On February 11, the Student Services Finance Committee voted unanimously against University Health Services’ proposed $18.9 million budget. 

SSFC, a committee of elected students, allots more than $50 million in student segregated fees each year. UHS is granted $1.2 million with salary and fringe benefits for the Student Health Insurance Plan. 

SSFC struck down UHS’ proposed budget for what representatives believed to be a lack of adequate resources put toward mental health support. 

An internal study by UHS noted they would have to hire between 19 and 33 mental health professionals over the next five years to meet increasing demand. Students visits to UHS for mental health rose by 34 percent over the past five years at the same time as stigma surrounding the topic has decreased. 

In UHS’ proposed budget, they only requested three additional mental health professionals to be hired — not meeting the marks their internal review had demanded. 

Students spoke out during the open forum of the February meeting, sharing stories of inadequate help from UHS in their time of need and advocating for a more comprehensive plan to solve this issue. 

Wait times for mental health treatment reached as long as 36 days in 2018. Former Associated Students of Madison Equity & Inclusion Committee Chair Agalia Ardyasa shared her concerns over the wait times. 

“How are we meant to save our students when we don’t even have the capability to save them?” Ardyasa said at the time. 

Former SSFC Chair Jeremy Swanson and Rep. Jon Kim shared how UHS leaders attempted to negotiate with the two, proposing five more mental health counselors instead of the two they had previously requested, provided SSFC voted in favor of their budget.

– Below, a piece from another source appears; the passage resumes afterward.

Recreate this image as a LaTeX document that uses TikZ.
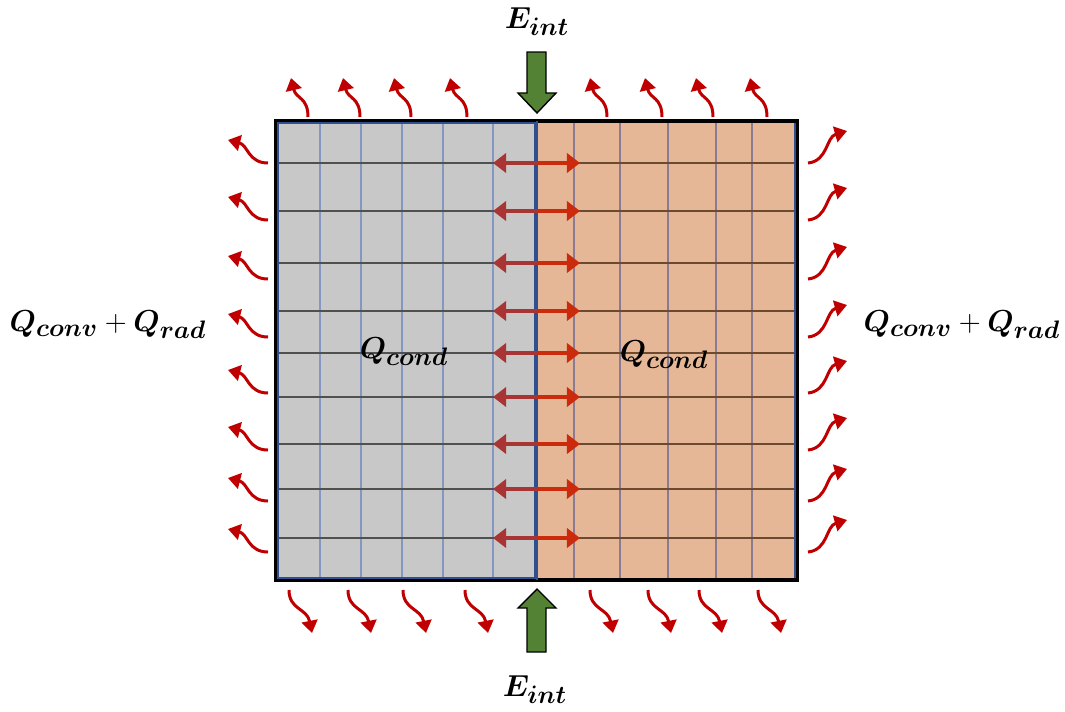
\documentclass[tikz,border=0pt]{standalone}
\usepackage{amsmath}
\usepackage{bm}
\usetikzlibrary{arrows.meta}

\definecolor{wallgray}{HTML}{C8C8C8}
\definecolor{wallorange}{HTML}{E6B796}
\definecolor{gridblue}{HTML}{8397C2}
\definecolor{gridpurple}{HTML}{8A7A92}
\definecolor{griddark}{HTML}{505050}
\definecolor{gridbrown}{HTML}{6B4A30}
\definecolor{edgeblue}{HTML}{2F4F8F}
\definecolor{heatred}{HTML}{C00000}
\definecolor{condleft}{HTML}{A93434}
\definecolor{condright}{HTML}{CC2A0C}
\definecolor{intgreen}{HTML}{548235}

\begin{document}
\begin{tikzpicture}[x=0.02cm,y=-0.02cm,
    heat/.style={draw=heatred,line width=1.7pt,-{Triangle[length=7pt,width=9pt]}},
    cond/.style={line width=2.4pt,-{Triangle[length=7.5pt,width=11pt]}},
    lbl/.style={font=\fontsize{19}{22}\selectfont}]
    \useasboundingbox (0,0) rectangle (1065,711);
    \fill[wallgray] (276,121) rectangle (537,580);
    \fill[wallorange] (537,121) rectangle (797,580);
    \foreach \x in {320,361,402,443,493}
        \draw[gridblue,line width=0.7pt] (\x,121)--(\x,580);
    \foreach \x in {574,620,668,716,752}
        \draw[gridpurple,line width=0.7pt] (\x,121)--(\x,580);
    \foreach \y in {163,211,263,311,353,397,444,489,538} {
        \draw[griddark,line width=0.7pt] (276,\y)--(537,\y);
        \draw[gridbrown,line width=0.7pt] (537,\y)--(797,\y);
    }
    \draw[line width=2.4pt] (276,121) rectangle (797,580);
    \draw[edgeblue,line width=0.8pt] (278,123) rectangle (535,578);
    \draw[edgeblue,line width=0.8pt] (795,123)--(795,578);
    \draw[edgeblue,line width=1.6pt] (537,121)--(537,580);
    \foreach \y in {163,211,263,311,353,397,444,489,538} {
        \draw[cond,condleft] (537,\y)--(493,\y);
        \draw[cond,condright] (537,\y)--(580,\y);
    }
    \foreach \x in {308,360,411,467,607,662,713,767}
        \draw[heat,shift={(\x,117)}] (0,0) .. controls (0,-20) and (-12,-18) .. (-17,-39);
    \foreach \x in {289,348,403,465,590,648,699,758}
        \draw[heat,shift={(\x,590)}] (0,0) .. controls (0,20) and (18,18) .. (23,43);
    \foreach \y in {163,220,279,337,393,450,501,552} {
        \draw[heat,shift={(268,\y)}] (0,0) .. controls (-20,0) and (-20,-18) .. (-40,-23);
        \draw[heat,shift={(808,\y)}] (0,0) .. controls (20,-2) and (18,-26) .. (39,-32);
    }
    \draw[fill=intgreen,line width=0.8pt] (527,52)--(546,52)--(546,93)--(556,93)--(537,113)--(518,93)--(527,93)--cycle;
    \draw[fill=intgreen,line width=0.8pt] (527,652)--(546,652)--(546,608)--(556,608)--(537,589)--(518,608)--(527,608)--cycle;
    \node[lbl] (eintop) at (537,22) {$\bm{E_{int}}$};
    \node[lbl] (eintbot) at (535,690) {$\bm{E_{int}}$};
    \node[lbl] (qsurfleft) at (108,325) {$\bm{Q_{conv}}+\bm{Q_{rad}}$};
    \node[lbl] (qsurfright) at (962,325) {$\bm{Q_{conv}}+\bm{Q_{rad}}$};
    \node[lbl] (qcondleft) at (404,352) {$\bm{Q_{cond}}$};
    \node[lbl] (qcondright) at (664,355) {$\bm{Q_{cond}}$};
\end{tikzpicture}
\end{document}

“It was disingenuous to go directly to leadership three days before their budget was to be voted on and try to put a band-aid on a large issue that is complex and requires a more serious and more thoughtful approach,” Swanson said. 

Part of the aim to achieve a more thoughtful approach has come in the creation of two committees: tthe ASM Mental Health subcommittee and the mental health student task force led by Vice Chancellor of Student Affairs Lori Reeser. 

“We appreciate the quality of service being provided by Mental Health Services in UHS as well as other campus resources,” Reesor said in March. “We also know we need to do more to provide continued support for our students in order for them to be successful academically.”

The committee has completed their report of recommended strategies for the upcoming semester in tackling this issue but has not made the report public as of yet. 

ASM Chair Laura Downer was on both committees and hopes to use the knowledge she gained to make ASM more inviting for students and create substantive change to help student wellness. 

“We did a lot of listening, did a lot of figuring out what's existent on our campus and what's missing, so I think next year something we can transition to is more, 'what do we do with this information? How do we make sure people know what resources exist?'" Downer said.  

One way Downer and ASM hope to be a driving force in installing change on campus is to be more inviting and open to new students. 

“My hope would be that freshmen would know that ASM is a big institution and it's complex, so it can be intimidating sometimes,” Downer said. “But it is approachable, and there are a lot of committees where you can just walk in and have your voice be heard about what you are passionate about.”

Downer additionally noted that part of the solution to the nuanced problem is having all hands on deck in the goal of aiding students in their well-being. 

“We’re such a big campus, and even if everyone cares a lot, there’s still areas that are silent. We want to try to fix that as much as we can,” Downer said. 

Members of student government and administration alike are expected to continue discussing the best methods for mediating issues surrounding student mental health in the coming months.